Cet objectif est réalisable à la condition que l'Italie réussisse à achever au plus vite l'installation de deux nouveaux terminaux méthaniers flottants, qui lui permettront d'augmenter ses importations de gaz naturel liquéfié, notamment en provenance des Etats-Unis. Actuellement, l'Italie dépasse les 80% de ses capacités de stockage de gaz et son objectif est d'atteindre les 90% en octobre. En attendant, le gouvernement préfère parler de plan d'économies d'énergie plutôt que de rationnement. Allumer les enseignes commerciales après 23 h sera bientôt interdit, l'éclairage public sera réduit de 40%. Une vaste campagne pour sensibiliser l'opinion publique à la sobriété sera aussi lancée.
Les Pays-Bas importaient de Russie 15% de leurs besoins en gaz, soit 10% de leur consommation en énergie. Il reste encore un peu de gaz russe dans les pipelines, mais la majeure partie n'est plus là. Le principal fournisseur du pays s'est vu couper le robinet par Gazprom dès le mois de juin. La centaine de municipalités qui avaient des contrats avec Gazprom sont censées y renoncer avant le 10 octobre, en vertu des sanctions européennes, mais elles ne trouvent pas de fournisseurs alternatifs. Des mesures ont donc été prises dès le printemps.

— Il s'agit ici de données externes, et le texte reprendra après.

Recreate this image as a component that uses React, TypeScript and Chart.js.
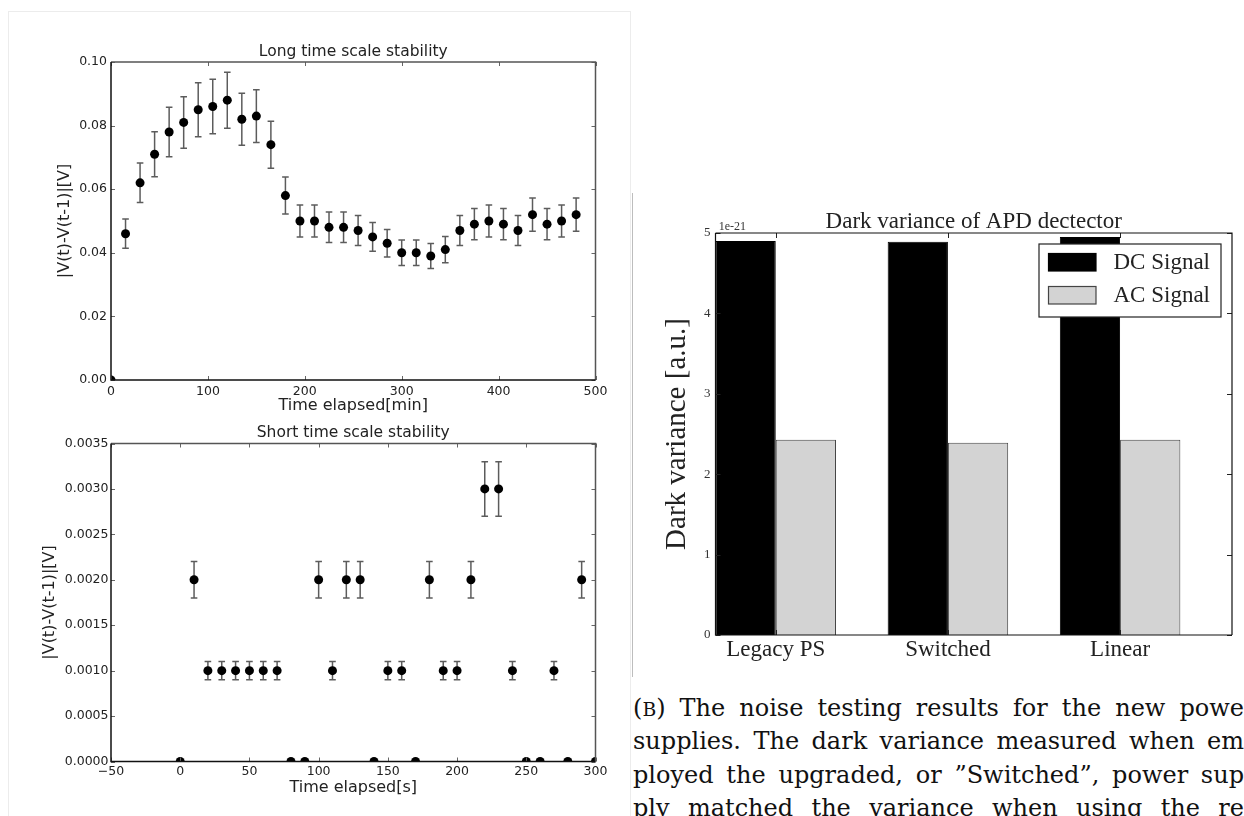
import React, { useEffect, useRef } from "react";
import { Chart, registerables } from "chart.js";

Chart.register(...registerables);

// ---------------- data ----------------
// Long time scale stability
const longTimeMin = [0, 15, 30, 45, 60, 75, 90, 105, 120, 135, 150, 165, 180, 195, 210, 225, 240, 255, 270, 285, 300, 315, 330, 345, 360, 375, 390, 405, 420, 435, 450, 465, 480];
const longDeltaV = [0, 0.046, 0.062, 0.071, 0.078, 0.081, 0.085, 0.086, 0.088, 0.082, 0.083, 0.074, 0.058, 0.05, 0.05, 0.048, 0.048, 0.047, 0.045, 0.043, 0.04, 0.04, 0.039, 0.041, 0.047, 0.049, 0.05, 0.049, 0.047, 0.052, 0.049, 0.05, 0.052];
const longErr = [0, 0.0046, 0.0062, 0.0071, 0.0078, 0.0081, 0.0085, 0.0086, 0.0088, 0.0082, 0.0083, 0.0074, 0.0058, 0.005, 0.005, 0.0048, 0.0048, 0.0047, 0.0045, 0.0043, 0.004, 0.004, 0.0039, 0.0041, 0.0047, 0.0049, 0.005, 0.0049, 0.0047, 0.0052, 0.0049, 0.005, 0.0052];
const longXTicks = [0, 100, 200, 300, 400, 500];
const longYTicks = [0, 0.02, 0.04, 0.06, 0.08, 0.1];

// Short time scale stability
const shortTimeS = [0, 10, 20, 30, 40, 50, 60, 70, 80, 90, 100, 110, 120, 130, 140, 150, 160, 170, 180, 190, 200, 210, 220, 230, 240, 250, 260, 270, 280, 290, 300];
const shortDeltaV = [0, 0.002, 0.001, 0.001, 0.001, 0.001, 0.001, 0.001, 0, 0, 0.002, 0.001, 0.002, 0.002, 0, 0.001, 0.001, 0, 0.002, 0.001, 0.001, 0.002, 0.003, 0.003, 0.001, 0, 0, 0.001, 0, 0.002, 0];
const shortErr = [0, 0.0002, 0.0001, 0.0001, 0.0001, 0.0001, 0.0001, 0.0001, 0, 0, 0.0002, 0.0001, 0.0002, 0.0002, 0, 0.0001, 0.0001, 0, 0.0002, 0.0001, 0.0001, 0.0002, 0.0003, 0.0003, 0.0001, 0, 0, 0.0001, 0, 0.0002, 0];
const shortXTicks = [-50, 0, 50, 100, 150, 200, 250, 300];
const shortYTicks = [0, 0.0005, 0.001, 0.0015, 0.002, 0.0025, 0.003, 0.0035];

// Dark variance of APD detector (values in units of 1e-21)
const supplyLabels = ["Legacy PS", "Switched", "Linear"];
const dcSignal = [4.9, 4.89, 4.95];
const acSignal = [2.43, 2.39, 2.43];
const varianceTicks = [0, 1, 2, 3, 4, 5];
const varianceExponent = "1e-21";
const groupTickOffset = 0.35; // tick sits between the DC and AC bar of each group

// Caption
const captionTag = "B";
const captionLines = [
  ") The noise testing results for the new powe",
  "supplies. The dark variance measured when em",
  "ployed the upgraded, or \u201DSwitched\u201D, power sup",
  "ply matched the variance when using the re",
];

// ---------------- styling helpers ----------------
const SANS = "DejaVu Sans";
const SERIF = "Liberation Serif";
const TXT = "#222222";

const errorBarPlugin = {
  id: "errorBars",
  beforeDatasetsDraw(chart: any, _a: any, o: any) {
    const { ctx, chartArea, scales } = chart;
    const ds = chart.data.datasets[0];
    ctx.save();
    ctx.beginPath();
    ctx.rect(chartArea.left, chartArea.top, chartArea.right - chartArea.left, chartArea.bottom - chartArea.top);
    ctx.clip();
    ctx.strokeStyle = o.color;
    ctx.lineWidth = o.width;
    ds.data.forEach((p: any, i: number) => {
      const e = o.errors[i];
      if (!e) return;
      const x = scales.x.getPixelForValue(p.x);
      const y1 = scales.y.getPixelForValue(p.y + e);
      const y2 = scales.y.getPixelForValue(p.y - e);
      ctx.beginPath();
      ctx.moveTo(x, y1);
      ctx.lineTo(x, y2);
      ctx.moveTo(x - o.cap, y1);
      ctx.lineTo(x + o.cap, y1);
      ctx.moveTo(x - o.cap, y2);
      ctx.lineTo(x + o.cap, y2);
      ctx.stroke();
    });
    ctx.restore();
  },
};

const framePlugin = {
  id: "frame",
  afterDraw(chart: any, _a: any, o: any) {
    const { ctx, chartArea, scales } = chart;
    const { left, right, top, bottom } = chartArea;
    ctx.save();
    // inward ticks on all four sides
    ctx.strokeStyle = o.tickColor;
    ctx.lineWidth = 1;
    ctx.beginPath();
    const L = o.tickLength;
    scales.x.ticks.forEach((t: any) => {
      const x = Math.round(scales.x.getPixelForValue(t.value)) + 0.5;
      ctx.moveTo(x, bottom);
      ctx.lineTo(x, bottom - L);
      ctx.moveTo(x, top);
      ctx.lineTo(x, top + L);
    });
    scales.y.ticks.forEach((t: any) => {
      const y = Math.round(scales.y.getPixelForValue(t.value)) + 0.5;
      ctx.moveTo(left, y);
      ctx.lineTo(left + L, y);
      ctx.moveTo(right, y);
      ctx.lineTo(right - L, y);
    });
    ctx.stroke();
    // spines
    ctx.lineWidth = o.width;
    ctx.strokeStyle = o.farColor;
    ctx.beginPath();
    ctx.moveTo(left, top);
    ctx.lineTo(right, top);
    ctx.lineTo(right, bottom);
    ctx.stroke();
    ctx.strokeStyle = o.nearColor;
    ctx.beginPath();
    ctx.moveTo(left, top);
    ctx.lineTo(left, bottom);
    ctx.lineTo(right, bottom);
    ctx.stroke();
    ctx.restore();
  },
};

const offsetTextPlugin = {
  id: "offsetText",
  afterDraw(chart: any, _a: any, o: any) {
    const { ctx, chartArea } = chart;
    ctx.save();
    ctx.font = o.font;
    ctx.fillStyle = o.color;
    ctx.textAlign = "left";
    ctx.textBaseline = "middle";
    ctx.fillText(o.text, chartArea.left + o.dx, chartArea.top + o.dy);
    ctx.restore();
  },
};

const boxLegendPlugin = {
  id: "boxLegend",
  afterDraw(chart: any, _a: any, o: any) {
    const { ctx, chartArea } = chart;
    const left = chartArea.right - o.inset - o.width;
    const top = chartArea.top + o.inset;
    ctx.save();
    ctx.fillStyle = "#fff";
    ctx.fillRect(left, top, o.width, o.height);
    ctx.strokeStyle = o.borderColor;
    ctx.lineWidth = 1.2;
    ctx.strokeRect(left, top, o.width, o.height);
    ctx.font = o.font;
    ctx.textAlign = "left";
    ctx.textBaseline = "middle";
    chart.data.datasets.forEach((ds: any, i: number) => {
      const sy = top + o.swatchTop + i * o.rowGap;
      const sx = left + o.swatchLeft;
      ctx.fillStyle = ds.backgroundColor;
      ctx.fillRect(sx, sy, o.swatchW, o.swatchH);
      ctx.strokeStyle = ds.borderColor;
      ctx.lineWidth = 1.2;
      ctx.strokeRect(sx, sy, o.swatchW, o.swatchH);
      ctx.fillStyle = o.color;
      ctx.fillText(ds.label, left + o.textLeft, sy + o.swatchH / 2 + 1);
    });
    ctx.restore();
  },
};

function stabilityConfig(p: any) {
  const tickFont = { family: SANS, size: 12.5 };
  const axisFont = { family: SANS, size: 16, lineHeight: 1.2 };
  return {
    type: "scatter",
    data: {
      datasets: [
        {
          data: p.xs.map((x: number, i: number) => ({ x, y: p.ys[i] })),
          pointRadius: 4.5,
          pointHoverRadius: 4.5,
          pointBackgroundColor: "#000",
          pointBorderColor: "#000",
          pointBorderWidth: 0,
          showLine: false,
          clip: 0,
        },
      ],
    },
    options: {
      responsive: false,
      animation: false,
      events: [],
      layout: { padding: p.padding },
      plugins: {
        legend: { display: false },
        tooltip: { enabled: false },
        title: {
          display: true,
          text: p.title,
          fullSize: false,
          color: TXT,
          font: { family: SANS, size: 15.5, weight: "normal", lineHeight: 1.2 },
          padding: { top: 0, bottom: 1 },
        },
        errorBars: { errors: p.errs, color: "#5c5c5c", width: 1.5, cap: 3.3 },
        frame: { tickColor: "#666", tickLength: 4, width: 1.5, nearColor: "#111", farColor: "#555" },
      },
      scales: {
        x: {
          type: "linear",
          min: p.xTicks[0],
          max: p.xTicks[p.xTicks.length - 1],
          afterBuildTicks: (s: any) => {
            s.ticks = p.xTicks.map((value: number) => ({ value }));
          },
          afterFit: (s: any) => {
            s.height = p.xHeight;
          },
          grid: { display: false, drawTicks: false },
          border: { display: false },
          ticks: {
            font: tickFont,
            color: TXT,
            padding: p.xTickPad,
            maxRotation: 0,
            autoSkip: false,
            callback: (v: number) => (v < 0 ? "\u2212" + Math.abs(v) : String(v)),
          },
          title: { display: true, text: p.xTitle, color: TXT, font: axisFont, padding: { top: 0, bottom: p.xTitlePad } },
        },
        y: {
          type: "linear",
          min: p.yTicks[0],
          max: p.yTicks[p.yTicks.length - 1],
          afterBuildTicks: (s: any) => {
            s.ticks = p.yTicks.map((value: number) => ({ value }));
          },
          afterFit: (s: any) => {
            s.width = p.yWidth;
          },
          grid: { display: false, drawTicks: false },
          border: { display: false },
          ticks: {
            font: tickFont,
            color: TXT,
            padding: p.yTickPad,
            autoSkip: false,
            callback: (v: number) => Number(v).toFixed(p.yDigits),
          },
          title: { display: true, text: "|V(t)-V(t-1)|[V]", color: TXT, font: axisFont, padding: { top: p.yTitlePad, bottom: 0 } },
        },
      },
    },
    plugins: [errorBarPlugin, framePlugin],
  };
}

function varianceConfig() {
  const positions = supplyLabels.map((_, i) => i + groupTickOffset);
  return {
    type: "bar",
    data: {
      datasets: [
        {
          label: "DC Signal",
          data: positions.map((x, i) => ({ x, y: dcSignal[i] })),
          backgroundColor: "#000000",
          borderColor: "#000000",
          borderWidth: 1,
          categoryPercentage: 0.7,
          barPercentage: 1,
        },
        {
          label: "AC Signal",
          data: positions.map((x, i) => ({ x, y: acSignal[i] })),
          backgroundColor: "#d3d3d3",
          borderColor: "#444444",
          borderWidth: 1,
          categoryPercentage: 0.7,
          barPercentage: 1,
        },
      ],
    },
    options: {
      responsive: false,
      animation: false,
      events: [],
      layout: { padding: { left: 20, right: 12, top: 20, bottom: 0 } },
      plugins: {
        legend: { display: false },
        tooltip: { enabled: false },
        title: {
          display: true,
          text: "Dark variance of APD dectector",
          fullSize: false,
          color: "#222",
          font: { family: SERIF, size: 23, weight: "normal", lineHeight: 1 },
          padding: { top: 0, bottom: 0 },
        },
        frame: { tickColor: "#222", tickLength: 5, width: 1.2, nearColor: "#111", farColor: "#111" },
        offsetText: { text: varianceExponent, font: `12px "${SERIF}"`, color: "#333", dx: 3.2, dy: -6.5 },
        boxLegend: {
          inset: 11,
          width: 182,
          height: 73,
          swatchLeft: 9.5,
          swatchTop: 9.5,
          rowGap: 33,
          swatchW: 47.5,
          swatchH: 17.5,
          textLeft: 74.5,
          font: `23px "${SERIF}"`,
          color: "#222",
          borderColor: "#222",
        },
      },
      scales: {
        x: {
          type: "linear",
          min: 0,
          max: supplyLabels.length,
          offset: false,
          afterBuildTicks: (s: any) => {
            s.ticks = positions.map((value) => ({ value }));
          },
          afterFit: (s: any) => {
            s.height = 35;
          },
          grid: { display: false, drawTicks: false, offset: false },
          border: { display: false },
          ticks: {
            font: { family: SERIF, size: 23, lineHeight: 1 },
            color: "#222",
            padding: 3.5,
            maxRotation: 0,
            autoSkip: false,
            callback: (_v: number, i: number) => supplyLabels[i],
          },
        },
        y: {
          type: "linear",
          min: varianceTicks[0],
          max: varianceTicks[varianceTicks.length - 1],
          afterBuildTicks: (s: any) => {
            s.ticks = varianceTicks.map((value) => ({ value }));
          },
          afterFit: (s: any) => {
            s.width = 55.5;
          },
          grid: { display: false, drawTicks: false },
          border: { display: false },
          ticks: {
            font: { family: SERIF, size: 13 },
            color: "#333",
            padding: 5,
            autoSkip: false,
            callback: (v: number) => String(v),
          },
          title: {
            display: true,
            text: "Dark variance [a.u.]",
            color: "#222",
            font: { family: SERIF, size: 29, lineHeight: 1 },
            padding: { top: 3.2, bottom: 0 },
          },
        },
      },
    },
    plugins: [framePlugin, offsetTextPlugin, boxLegendPlugin],
  };
}

function ChartCanvas({ make, left, top, width, height }: any) {
  const ref = useRef<HTMLCanvasElement>(null);
  useEffect(() => {
    const chart = new Chart(ref.current as HTMLCanvasElement, make() as any);
    return () => chart.destroy();
  }, []);
  return (
    <canvas
      ref={ref}
      width={width}
      height={height}
      style={{ position: "absolute", left, top, width, height }}
    />
  );
}

export default function App() {
  return (
    <div
      style={{
        position: "absolute",
        left: 0,
        top: 0,
        width: 1244,
        height: 816,
        overflow: "hidden",
        background: "#fff",
      }}
    >
      <div
        style={{
          position: "absolute",
          left: 7.5,
          top: 10.5,
          width: 623,
          height: 900,
          border: "1px solid #ececec",
          boxSizing: "border-box",
        }}
      />
      <div
        style={{
          position: "absolute",
          left: 632,
          top: 193,
          width: 0,
          height: 484,
          borderLeft: "1px solid #bdbdbd",
        }}
      />
      <ChartCanvas
        left={20}
        top={30}
        width={600}
        height={390}
        make={() =>
          stabilityConfig({
            xs: longTimeMin,
            ys: longDeltaV,
            errs: longErr,
            xTicks: longXTicks,
            yTicks: longYTicks,
            yDigits: 2,
            title: "Long time scale stability",
            xTitle: "Time elapsed[min]",
            padding: { left: 30, right: 24.5, top: 12.4, bottom: 5 },
            xHeight: 35,
            yWidth: 61,
            xTickPad: 4,
            yTickPad: 4,
            xTitlePad: 0,
            yTitlePad: 5.4,
          })
        }
      />
      <ChartCanvas
        left={20}
        top={418}
        width={600}
        height={398}
        make={() =>
          stabilityConfig({
            xs: shortTimeS,
            ys: shortDeltaV,
            errs: shortErr,
            xTicks: shortXTicks,
            yTicks: shortYTicks,
            yDigits: 4,
            title: "Short time scale stability",
            xTitle: "Time elapsed[s]",
            padding: { left: 10, right: 24.5, top: 5.9, bottom: 18 },
            xHeight: 36.5,
            yWidth: 81,
            xTickPad: 2.7,
            yTickPad: 2.5,
            xTitlePad: 0.1,
            yTitlePad: 9.8,
          })
        }
      />
      <ChartCanvas left={640} top={190} width={604} height={480} make={varianceConfig} />
      <div
        style={{
          position: "absolute",
          left: 633,
          top: 692,
          width: 611,
          fontFamily: `"DejaVu Serif", serif`,
          fontSize: 24,
          color: "#111",
        }}
      >
        {captionLines.map((line, i) => (
          <div
            key={i}
            style={{
              height: 33.3,
              lineHeight: "33.3px",
              textAlign: "justify",
              textAlignLast: "justify",
              whiteSpace: "normal",
            }}
          >
            {i === 0 ? (
              <>
                (<span style={{ fontSize: "0.78em" }}>{captionTag}</span>
                {line}
              </>
            ) : (
              line
            )}
          </div>
        ))}
      </div>
    </div>
  );
}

D'abord, il a été décidé de relancer l'exploitation du gisement gazier qui se situe dans le nord du royaume à Groningue, et dont la fin d'exploitation était prévue cet été. Il représentait il y a quelques années 20% de la production propre de l'Union européenne. Tout aussi controversé, la décision de relancer des centrales à charbon qui avaient interdiction de fonctionner à plus de 35% de leur capacité.
À plus long terme, les Néerlandais ont choisi de développer trois axes : la relance du nucléaire avec le passage d'une à trois centrales, une nouvelle exploitation gazière au large de la mer des Wadden et un projet de parc éolien géant en mer avec le Danemark et l'Allemagne pour en faire la "centrale électrique verte de l'Europe".